TASK DETAILS: Repeat only the lines below that run from the line with "Output the Python" to the line with "from matplotlib.lines import Line2D", ends included; skip every picture.

====== EXERCISE DATA ======

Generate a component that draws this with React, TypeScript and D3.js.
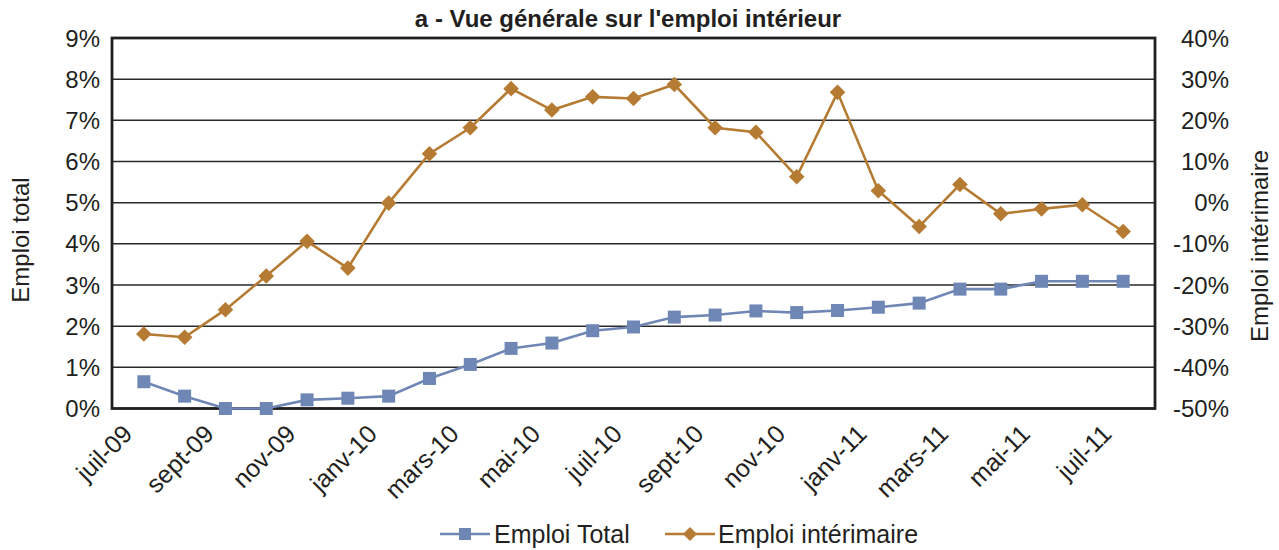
import React from 'react';
import * as d3 from 'd3';

// Months juil-09 .. juil-11 (one point per month)
const months = [
  'juil-09', 'août-09', 'sept-09', 'oct-09', 'nov-09', 'déc-09',
  'janv-10', 'févr-10', 'mars-10', 'avr-10', 'mai-10', 'juin-10',
  'juil-10', 'août-10', 'sept-10', 'oct-10', 'nov-10', 'déc-10',
  'janv-11', 'févr-11', 'mars-11', 'avr-11', 'mai-11', 'juin-11', 'juil-11',
];
const tickLabels = [
  'juil-09', 'sept-09', 'nov-09', 'janv-10', 'mars-10', 'mai-10', 'juil-10',
  'sept-10', 'nov-10', 'janv-11', 'mars-11', 'mai-11', 'juil-11',
];
// Emploi total, % (left axis)
const emploiTotal = [
  0.65, 0.3, 0.0, 0.0, 0.21, 0.25, 0.3, 0.73, 1.07, 1.46, 1.59, 1.89, 1.98,
  2.22, 2.27, 2.37, 2.33, 2.38, 2.46, 2.56, 2.9, 2.9, 3.09, 3.09, 3.09,
];
// Emploi intérimaire, % (right axis)
const emploiInterim = [
  -31.9, -32.7, -26.0, -17.8, -9.4, -15.9, -0.1, 11.9, 18.2, 27.7, 22.5, 25.7, 25.3,
  28.7, 18.2, 17.1, 6.3, 26.8, 2.9, -5.8, 4.4, -2.7, -1.5, -0.5, -7.0,
];
const leftTicks = [0, 1, 2, 3, 4, 5, 6, 7, 8, 9];
const rightTicks = [-50, -40, -30, -20, -10, 0, 10, 20, 30, 40];

const BLUE = '#6F87B5';
const GOLD = '#B67B33';
const INK = '#231f20';
const FONT = '"Liberation Sans", Arial, Helvetica, sans-serif';

export default function App() {
  const W = 1279;
  const H = 550;
  const m = { left: 112, right: 1155, top: 38, bottom: 408.5 };

  const x = d3.scalePoint<string>().domain(months).range([m.left, m.right]).padding(0.78);
  const yL = d3.scaleLinear().domain([0, 9]).range([m.bottom, m.top]);
  const yR = d3.scaleLinear().domain([-50, 40]).range([m.bottom, m.top]);

  const lineL = d3.line<number>().x((_, i) => x(months[i])!).y((d) => yL(d));
  const lineR = d3.line<number>().x((_, i) => x(months[i])!).y((d) => yR(d));

  const sq = 6.5;
  const dm = 7.8;
  const diamond = (cx: number, cy: number, r: number) =>
    `M${cx},${cy - r}L${cx + r},${cy}L${cx},${cy + r}L${cx - r},${cy}Z`;

  return (
    <svg width={W} height={H} style={{ position: 'absolute', left: 0, top: 0, background: '#fff' }} fontFamily={FONT}>
      <text x={628} y={27} textAnchor="middle" fontSize={24} fontWeight="bold" fill={INK}>
        a - Vue générale sur l'emploi intérieur
      </text>

      {/* grid */}
      {leftTicks.map((t) => (
        <line key={t} x1={m.left} x2={m.right} y1={yL(t)} y2={yL(t)} stroke="#2a2a2a" strokeWidth={1.5} />
      ))}
      <rect x={m.left} y={m.top} width={m.right - m.left} height={m.bottom - m.top}
        fill="none" stroke={INK} strokeWidth={2.8} />

      {/* left ticks */}
      {leftTicks.map((t) => (
        <text key={t} x={100} y={yL(t) + 8.5} textAnchor="end" fontSize={24} fill={INK}>{t}%</text>
      ))}
      {/* right ticks */}
      {rightTicks.map((t) => (
        <text key={t} x={1229} y={yR(t) + 8.5} textAnchor="end" fontSize={24} fill={INK}>{t}%</text>
      ))}

      <text transform={`translate(29,${240}) rotate(-90)`} textAnchor="middle" fontSize={24} fill={INK}>
        Emploi total
      </text>
      <text transform={`translate(1268,${246}) rotate(-90)`} textAnchor="middle" fontSize={24} fill={INK}>
        Emploi intérimaire
      </text>

      {/* x labels */}
      {tickLabels.map((l) => {
        const cx = x(l)!;
        return (
          <text key={l} transform={`translate(${cx - 10},${m.bottom + 27}) rotate(-45)`} textAnchor="end"
            fontSize={25} fill={INK}>{l}</text>
        );
      })}

      {/* series */}
      <path d={lineL(emploiTotal)!} fill="none" stroke={BLUE} strokeWidth={2.6} />
      {emploiTotal.map((v, i) => (
        <rect key={i} x={x(months[i])! - sq} y={yL(v) - sq} width={sq * 2} height={sq * 2} fill={BLUE} />
      ))}
      <path d={lineR(emploiInterim)!} fill="none" stroke={GOLD} strokeWidth={2.6} />
      {emploiInterim.map((v, i) => (
        <path key={i} d={diamond(x(months[i])!, yR(v), dm)} fill={GOLD} />
      ))}

      {/* legend */}
      <line x1={440} x2={490} y1={534} y2={534} stroke={BLUE} strokeWidth={2.6} />
      <rect x={465 - 6} y={534 - 6} width={12} height={12} fill={BLUE} />
      <text x={494} y={543} fontSize={25} fill={INK}>Emploi Total</text>
      <line x1={665} x2={715} y1={534} y2={534} stroke={GOLD} strokeWidth={2.6} />
      <path d={diamond(690, 534, 7)} fill={GOLD} />
      <text x={718} y={543} fontSize={25} fill={INK}>Emploi intérimaire</text>
    </svg>
  );
}
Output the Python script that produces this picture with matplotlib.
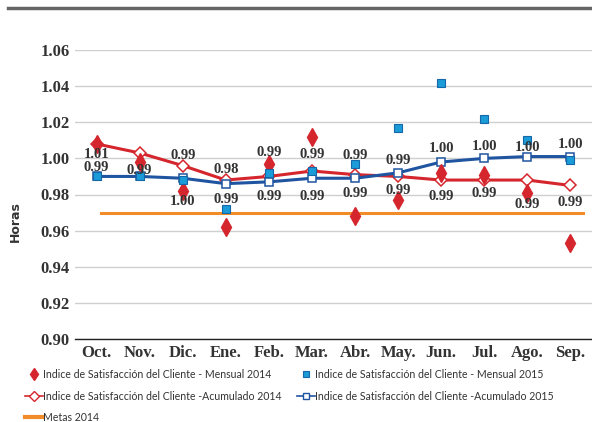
import matplotlib
matplotlib.use("Agg")
import matplotlib.pyplot as plt
from matplotlib.lines import Line2D

# --- datos ---
meses = ["Oct.", "Nov.", "Dic.", "Ene.", "Feb.", "Mar.", "Abr.", "May.", "Jun.", "Jul.", "Ago.", "Sep."]
mensual_2014 = [1.008, 0.998, 0.982, 0.962, 0.997, 1.012, 0.968, 0.977, 0.992, 0.991, 0.981, 0.953]
acum_2014 = [1.008, 1.003, 0.996, 0.988, 0.990, 0.993, 0.991, 0.990, 0.988, 0.988, 0.988, 0.985]
mensual_2015 = [0.990, 0.990, 0.988, 0.972, 0.992, 0.993, 0.997, 1.017, 1.042, 1.022, 1.010, 0.999]
acum_2015 = [0.990, 0.990, 0.989, 0.986, 0.987, 0.989, 0.989, 0.992, 0.998, 1.000, 1.001, 1.001]
metas_2014 = [0.97, 0.97]

etiquetas_2014 = ["1.01", "", "0.99", "0.98", "0.99", "0.99", "0.99", "0.99", "0.99", "0.99", "0.99", "0.99"]
etiquetas_2015 = ["0.99", "0.99", "1.00", "0.99", "0.99", "0.99", "0.99", "0.99", "1.00", "1.00", "1.00", "1.00"]

# desplazamiento vertical de las etiquetas (px, positivo = abajo)
desp_2014 = [11, 0, -10, -11, -24, -17, 19, 14, 16, 13, 24, 17]
desp_2015 = [-9, -6, 23, 16, 15, 18, -23, -12, -13, -12, -9, -12]

ROJO = "#d5262e"
AZUL = "#1f55a0"
AZUL_CLARO = "#1b9bd7"
NARANJA = "#f28c28"
TEXTO = "#333333"
SERIF = "Liberation Serif"

fig = plt.figure(figsize=(5.92, 4.22), dpi=100)
ax = fig.add_axes([75 / 592, (422 - 339) / 422, 1 - 75 / 592, (339 - 50) / 422])

x = list(range(len(meses)))

ax.plot([0.1, 11.28], metas_2014, color=NARANJA, lw=2.2, zorder=2)
ax.plot(x, acum_2014, color=ROJO, lw=2.2, marker="D", ms=6.5, mfc="white",
        mec=ROJO, mew=1.1, zorder=3)
ax.plot(x, acum_2015, color=AZUL, lw=2.2, marker="s", ms=6, mfc="white",
        mec=AZUL, mew=1.1, zorder=3)
ax.plot(x, mensual_2014, ls="none", marker="d", ms=9, color=ROJO, zorder=4)
ax.plot(x, mensual_2015, ls="none", marker="s", ms=6, mfc=AZUL_CLARO,
        mec="#1467a8", mew=0.8, zorder=4)

for i in x:
    if etiquetas_2014[i]:
        ax.annotate(etiquetas_2014[i], (i, acum_2014[i]), xytext=(0, -desp_2014[i] * 0.72),
                    textcoords="offset points", ha="center", va="center",
                    fontsize=10.5, fontweight="bold", family=SERIF,
                    color=TEXTO, zorder=5)
    ax.annotate(etiquetas_2015[i], (i, acum_2015[i]), xytext=(0, -desp_2015[i] * 0.72),
                textcoords="offset points", ha="center", va="center",
                fontsize=10.5, fontweight="bold", family=SERIF,
                color=TEXTO, zorder=5)

ax.set_xlim(-0.5, 11.5)
ax.set_ylim(0.90, 1.06)
ax.set_yticks([0.90, 0.92, 0.94, 0.96, 0.98, 1.00, 1.02, 1.04, 1.06])
ax.set_yticklabels([f"{v:.2f}" for v in ax.get_yticks()])
ax.set_xticks(x)
ax.set_xticklabels(meses)
ax.tick_params(length=0, labelcolor=TEXTO, pad=4)
for lab in ax.get_xticklabels() + ax.get_yticklabels():
    lab.set_fontweight("bold")
    lab.set_family(SERIF)
    lab.set_fontsize(12)
ax.grid(axis="y", color="#cfcfcf", lw=1)
ax.set_axisbelow(True)
for s in ax.spines.values():
    s.set_visible(False)
ax.spines["bottom"].set_visible(True)
ax.spines["bottom"].set_color("#222222")
ax.spines["bottom"].set_linewidth(1)

fig.text(15 / 592, 1 - 222 / 422, "Horas", rotation=90, ha="center", va="center",
         fontsize=9, fontweight="bold", family="DejaVu Sans", color=TEXTO)

# linea superior
fig.add_artist(Line2D([8 / 592, 1], [1 - 8 / 422] * 2, color="#666666", lw=2.5))

handles = [
    Line2D([], [], ls="none", marker="d", ms=6, color=ROJO),
    Line2D([], [], color=ROJO, lw=1.2, marker="D", ms=5, mfc="white", mec=ROJO),
    Line2D([], [], color=NARANJA, lw=3),
    Line2D([], [], ls="none", marker="s", ms=5, mfc=AZUL_CLARO, mec="#1467a8", mew=0.8),
    Line2D([], [], color=AZUL, lw=1.2, marker="s", ms=5, mfc="white", mec=AZUL),
]
labels = [
    "Indice de Satisfacción del Cliente - Mensual 2014",
    "Indice de Satisfacción del Cliente -Acumulado 2014",
    "Metas 2014",
    "Indice de Satisfacción del Cliente - Mensual 2015",
    "Indice de Satisfacción del Cliente -Acumulado 2015",
]
fig.legend(handles, labels, ncol=2, loc="upper left", bbox_to_anchor=(25 / 592, 1 - 369 / 422),
           frameon=False, handlelength=1.7, handletextpad=0.05,
           columnspacing=1.4, labelspacing=1.0, borderaxespad=0, borderpad=0,
           labelcolor=TEXTO, prop={"family": "Lato", "size": 7.6})

fig.savefig("out.png", dpi=100)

======

RESULT FOR THIS TASK:
Output the Python script that produces this picture with matplotlib.
import matplotlib
matplotlib.use("Agg")
import matplotlib.pyplot as plt
from matplotlib.lines import Line2D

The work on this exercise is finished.